Stated problem: Repeat only what lies from the line with "Clone this chart in matplotlib." to the line with "fill_rgb = (0.19, 0.72, 0.49)", those two lines included, exactly as it stands; omit any images.

Extracted entries:
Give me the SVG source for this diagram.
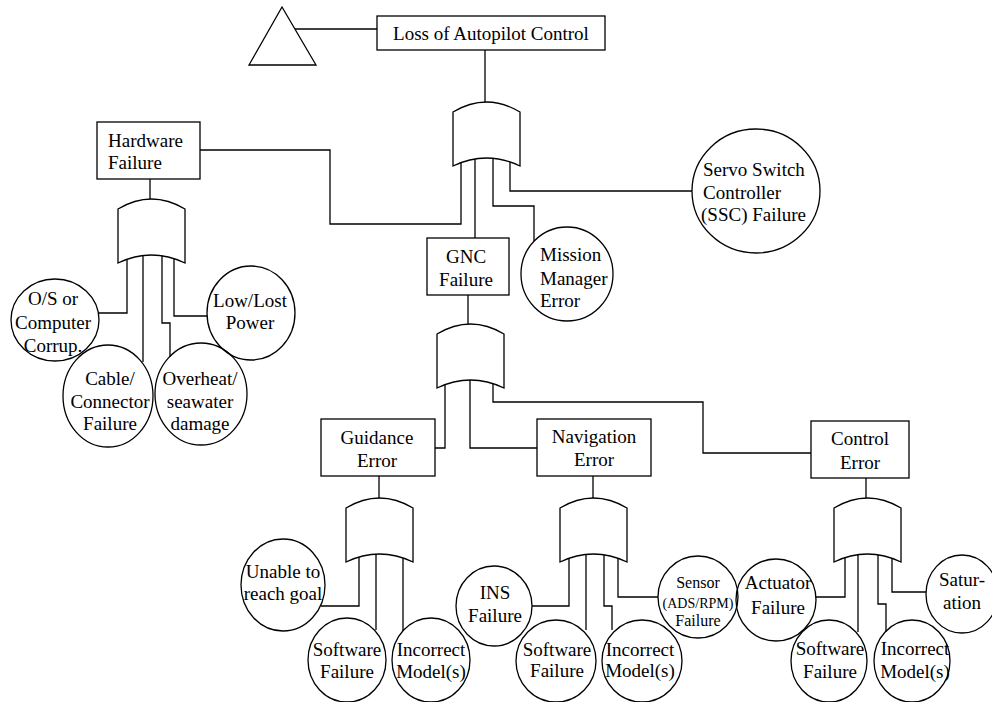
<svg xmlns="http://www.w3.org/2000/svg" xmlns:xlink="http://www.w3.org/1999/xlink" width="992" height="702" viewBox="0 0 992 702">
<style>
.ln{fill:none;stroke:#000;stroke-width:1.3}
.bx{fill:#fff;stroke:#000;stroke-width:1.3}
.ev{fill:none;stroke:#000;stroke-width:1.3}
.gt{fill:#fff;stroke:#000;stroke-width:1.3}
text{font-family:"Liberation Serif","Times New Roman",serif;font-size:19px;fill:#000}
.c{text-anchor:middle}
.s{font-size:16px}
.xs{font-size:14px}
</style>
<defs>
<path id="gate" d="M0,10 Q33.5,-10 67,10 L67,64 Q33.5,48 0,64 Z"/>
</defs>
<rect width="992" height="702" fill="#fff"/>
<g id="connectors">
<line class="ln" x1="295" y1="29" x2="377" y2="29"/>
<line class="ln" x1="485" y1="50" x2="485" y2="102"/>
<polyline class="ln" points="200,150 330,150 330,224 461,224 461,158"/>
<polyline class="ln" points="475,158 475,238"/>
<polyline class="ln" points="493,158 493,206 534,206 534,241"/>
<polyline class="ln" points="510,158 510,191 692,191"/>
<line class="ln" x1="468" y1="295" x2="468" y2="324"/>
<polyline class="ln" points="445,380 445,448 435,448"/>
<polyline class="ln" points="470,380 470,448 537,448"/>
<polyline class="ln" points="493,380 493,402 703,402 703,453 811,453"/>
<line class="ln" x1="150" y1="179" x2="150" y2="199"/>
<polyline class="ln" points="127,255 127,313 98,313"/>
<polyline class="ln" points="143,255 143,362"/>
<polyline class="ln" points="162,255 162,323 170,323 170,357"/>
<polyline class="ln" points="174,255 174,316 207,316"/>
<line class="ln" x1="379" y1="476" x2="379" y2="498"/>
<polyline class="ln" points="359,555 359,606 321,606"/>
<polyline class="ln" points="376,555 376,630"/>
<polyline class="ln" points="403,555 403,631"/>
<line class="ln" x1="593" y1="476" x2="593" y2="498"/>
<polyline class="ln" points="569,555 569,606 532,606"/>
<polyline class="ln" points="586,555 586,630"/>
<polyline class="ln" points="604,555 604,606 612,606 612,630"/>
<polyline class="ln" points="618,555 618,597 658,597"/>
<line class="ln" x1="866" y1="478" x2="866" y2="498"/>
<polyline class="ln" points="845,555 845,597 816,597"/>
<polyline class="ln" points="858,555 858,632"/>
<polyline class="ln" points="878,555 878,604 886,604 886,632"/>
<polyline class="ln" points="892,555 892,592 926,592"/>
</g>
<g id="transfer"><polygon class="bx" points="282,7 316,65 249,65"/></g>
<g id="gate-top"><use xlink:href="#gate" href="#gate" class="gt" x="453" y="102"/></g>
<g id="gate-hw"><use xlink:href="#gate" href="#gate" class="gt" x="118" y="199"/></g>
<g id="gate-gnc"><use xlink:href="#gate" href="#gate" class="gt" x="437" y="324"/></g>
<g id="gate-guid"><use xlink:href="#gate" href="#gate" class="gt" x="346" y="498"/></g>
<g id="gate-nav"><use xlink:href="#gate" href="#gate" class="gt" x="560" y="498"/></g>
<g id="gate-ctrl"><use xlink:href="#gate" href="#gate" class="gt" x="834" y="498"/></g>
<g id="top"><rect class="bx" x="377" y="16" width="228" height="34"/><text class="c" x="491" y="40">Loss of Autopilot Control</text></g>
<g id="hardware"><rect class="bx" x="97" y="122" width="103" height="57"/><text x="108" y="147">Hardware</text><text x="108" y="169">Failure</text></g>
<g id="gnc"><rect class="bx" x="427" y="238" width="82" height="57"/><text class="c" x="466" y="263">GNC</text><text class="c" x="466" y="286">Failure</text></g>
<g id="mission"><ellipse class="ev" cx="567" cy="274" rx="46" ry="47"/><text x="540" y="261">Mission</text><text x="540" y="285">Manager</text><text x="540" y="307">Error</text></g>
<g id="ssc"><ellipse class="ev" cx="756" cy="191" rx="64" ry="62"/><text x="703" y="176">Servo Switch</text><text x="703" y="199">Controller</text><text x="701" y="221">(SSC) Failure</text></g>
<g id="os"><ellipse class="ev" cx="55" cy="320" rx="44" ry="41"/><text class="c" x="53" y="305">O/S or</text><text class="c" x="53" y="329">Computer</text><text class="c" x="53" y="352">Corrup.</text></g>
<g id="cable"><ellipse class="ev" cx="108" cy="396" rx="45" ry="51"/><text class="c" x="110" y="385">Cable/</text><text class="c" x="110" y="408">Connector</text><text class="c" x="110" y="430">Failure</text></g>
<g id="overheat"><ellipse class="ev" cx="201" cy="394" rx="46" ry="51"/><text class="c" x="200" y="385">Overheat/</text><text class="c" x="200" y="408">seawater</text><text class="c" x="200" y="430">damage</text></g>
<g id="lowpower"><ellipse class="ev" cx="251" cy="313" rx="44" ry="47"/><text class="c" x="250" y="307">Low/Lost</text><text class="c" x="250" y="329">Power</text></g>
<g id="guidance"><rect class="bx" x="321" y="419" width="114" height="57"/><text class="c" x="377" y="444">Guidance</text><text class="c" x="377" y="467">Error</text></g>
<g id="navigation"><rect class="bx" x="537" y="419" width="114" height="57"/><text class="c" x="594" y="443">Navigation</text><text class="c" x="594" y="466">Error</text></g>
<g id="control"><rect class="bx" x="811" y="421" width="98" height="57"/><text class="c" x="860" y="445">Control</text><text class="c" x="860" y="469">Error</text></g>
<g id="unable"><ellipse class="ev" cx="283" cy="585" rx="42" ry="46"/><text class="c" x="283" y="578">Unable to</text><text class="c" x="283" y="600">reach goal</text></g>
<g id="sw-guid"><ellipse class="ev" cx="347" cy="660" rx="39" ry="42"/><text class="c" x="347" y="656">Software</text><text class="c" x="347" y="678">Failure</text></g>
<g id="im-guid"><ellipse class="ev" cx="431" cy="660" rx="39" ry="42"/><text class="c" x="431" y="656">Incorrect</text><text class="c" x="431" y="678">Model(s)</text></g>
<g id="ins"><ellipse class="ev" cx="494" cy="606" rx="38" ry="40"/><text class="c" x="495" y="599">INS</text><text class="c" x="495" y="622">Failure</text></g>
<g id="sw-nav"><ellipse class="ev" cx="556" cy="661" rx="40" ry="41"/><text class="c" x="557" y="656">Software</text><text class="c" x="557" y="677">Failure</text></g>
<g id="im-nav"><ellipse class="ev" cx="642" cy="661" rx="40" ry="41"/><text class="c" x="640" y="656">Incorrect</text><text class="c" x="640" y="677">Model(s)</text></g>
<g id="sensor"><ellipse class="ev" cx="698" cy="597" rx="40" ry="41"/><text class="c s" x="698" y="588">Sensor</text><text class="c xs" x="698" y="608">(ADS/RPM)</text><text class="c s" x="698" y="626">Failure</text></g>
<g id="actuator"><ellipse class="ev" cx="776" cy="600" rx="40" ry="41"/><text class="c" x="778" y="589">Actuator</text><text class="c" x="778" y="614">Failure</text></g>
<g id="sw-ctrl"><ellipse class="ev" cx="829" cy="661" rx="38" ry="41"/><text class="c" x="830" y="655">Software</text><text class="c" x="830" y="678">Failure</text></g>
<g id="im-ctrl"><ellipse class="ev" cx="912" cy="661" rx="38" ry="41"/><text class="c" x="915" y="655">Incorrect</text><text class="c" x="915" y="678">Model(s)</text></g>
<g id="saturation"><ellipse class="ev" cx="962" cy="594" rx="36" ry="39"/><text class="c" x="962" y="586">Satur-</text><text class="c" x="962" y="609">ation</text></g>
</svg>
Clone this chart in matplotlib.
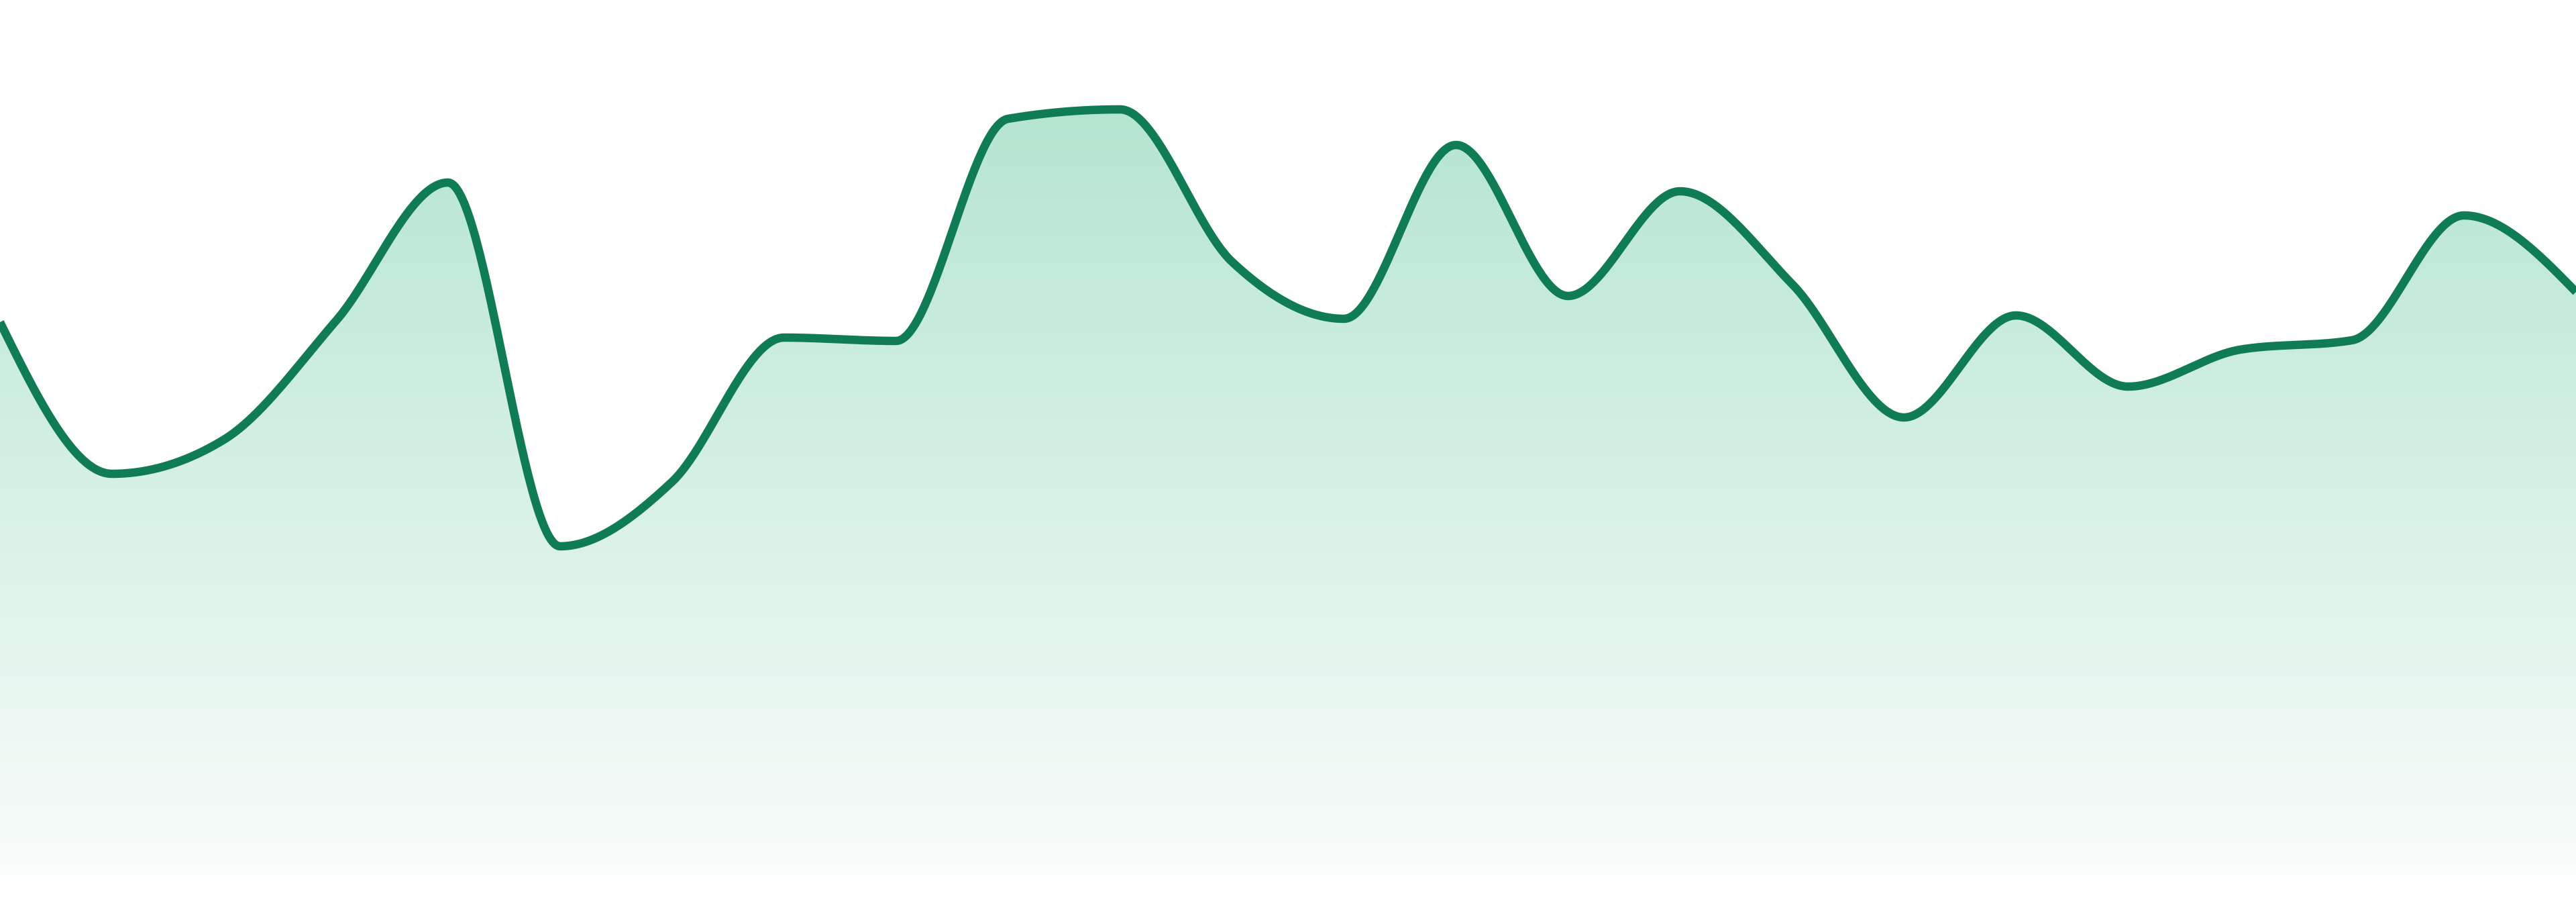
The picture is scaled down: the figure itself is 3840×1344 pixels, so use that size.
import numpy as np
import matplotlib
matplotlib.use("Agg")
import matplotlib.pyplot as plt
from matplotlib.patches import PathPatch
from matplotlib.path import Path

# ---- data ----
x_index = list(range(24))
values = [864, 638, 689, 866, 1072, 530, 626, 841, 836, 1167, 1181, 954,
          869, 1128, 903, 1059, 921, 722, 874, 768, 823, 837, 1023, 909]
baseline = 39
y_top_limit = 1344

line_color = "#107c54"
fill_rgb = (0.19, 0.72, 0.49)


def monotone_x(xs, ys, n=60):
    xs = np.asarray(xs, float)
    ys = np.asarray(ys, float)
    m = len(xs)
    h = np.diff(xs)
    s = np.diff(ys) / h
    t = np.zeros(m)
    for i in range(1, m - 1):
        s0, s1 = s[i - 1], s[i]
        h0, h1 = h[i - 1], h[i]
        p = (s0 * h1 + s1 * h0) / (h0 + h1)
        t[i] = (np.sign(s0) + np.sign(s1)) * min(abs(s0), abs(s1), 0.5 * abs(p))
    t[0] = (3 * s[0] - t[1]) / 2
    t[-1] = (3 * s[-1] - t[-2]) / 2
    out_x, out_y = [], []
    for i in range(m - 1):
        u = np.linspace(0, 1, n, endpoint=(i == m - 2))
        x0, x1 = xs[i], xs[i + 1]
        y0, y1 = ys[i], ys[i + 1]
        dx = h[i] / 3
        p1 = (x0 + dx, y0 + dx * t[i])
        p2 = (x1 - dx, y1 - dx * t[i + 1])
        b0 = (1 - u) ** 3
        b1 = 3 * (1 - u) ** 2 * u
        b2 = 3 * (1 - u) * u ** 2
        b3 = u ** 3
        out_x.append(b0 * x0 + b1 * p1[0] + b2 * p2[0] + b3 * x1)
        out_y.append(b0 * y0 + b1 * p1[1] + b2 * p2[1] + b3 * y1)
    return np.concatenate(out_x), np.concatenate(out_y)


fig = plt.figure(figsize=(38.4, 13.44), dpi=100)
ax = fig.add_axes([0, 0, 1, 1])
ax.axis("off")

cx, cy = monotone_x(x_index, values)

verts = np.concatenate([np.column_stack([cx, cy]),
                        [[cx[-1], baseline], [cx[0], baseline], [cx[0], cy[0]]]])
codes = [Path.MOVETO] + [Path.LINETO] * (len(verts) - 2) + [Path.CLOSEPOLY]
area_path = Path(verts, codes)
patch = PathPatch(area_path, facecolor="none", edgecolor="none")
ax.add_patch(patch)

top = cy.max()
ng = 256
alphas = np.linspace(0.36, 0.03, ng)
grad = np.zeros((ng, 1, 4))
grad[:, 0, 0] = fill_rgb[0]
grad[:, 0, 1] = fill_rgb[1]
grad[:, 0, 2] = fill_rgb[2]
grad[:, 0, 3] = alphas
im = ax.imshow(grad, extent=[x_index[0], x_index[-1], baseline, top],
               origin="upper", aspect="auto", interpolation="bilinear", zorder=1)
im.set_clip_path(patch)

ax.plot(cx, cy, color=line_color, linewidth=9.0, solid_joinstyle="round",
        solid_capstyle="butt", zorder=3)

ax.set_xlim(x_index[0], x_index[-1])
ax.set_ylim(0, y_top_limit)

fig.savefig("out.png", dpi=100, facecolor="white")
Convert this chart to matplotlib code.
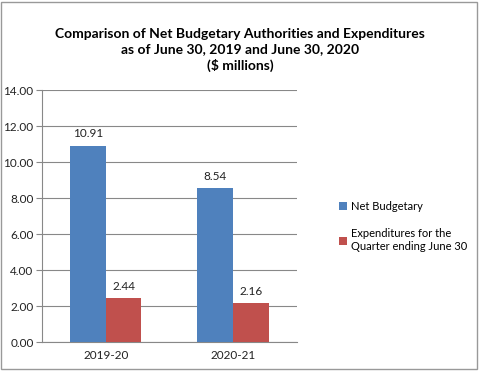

Written response:
Clone this chart in matplotlib.
The picture is scaled down: the figure itself is 3840×1344 pixels, so use that size.
import numpy as np
import matplotlib
matplotlib.use("Agg")
import matplotlib.pyplot as plt
from matplotlib.patches import PathPatch
from matplotlib.path import Path

# ---- data ----
x_index = list(range(24))
values = [864, 638, 689, 866, 1072, 530, 626, 841, 836, 1167, 1181, 954,
          869, 1128, 903, 1059, 921, 722, 874, 768, 823, 837, 1023, 909]
baseline = 39
y_top_limit = 1344

line_color = "#107c54"
fill_rgb = (0.19, 0.72, 0.49)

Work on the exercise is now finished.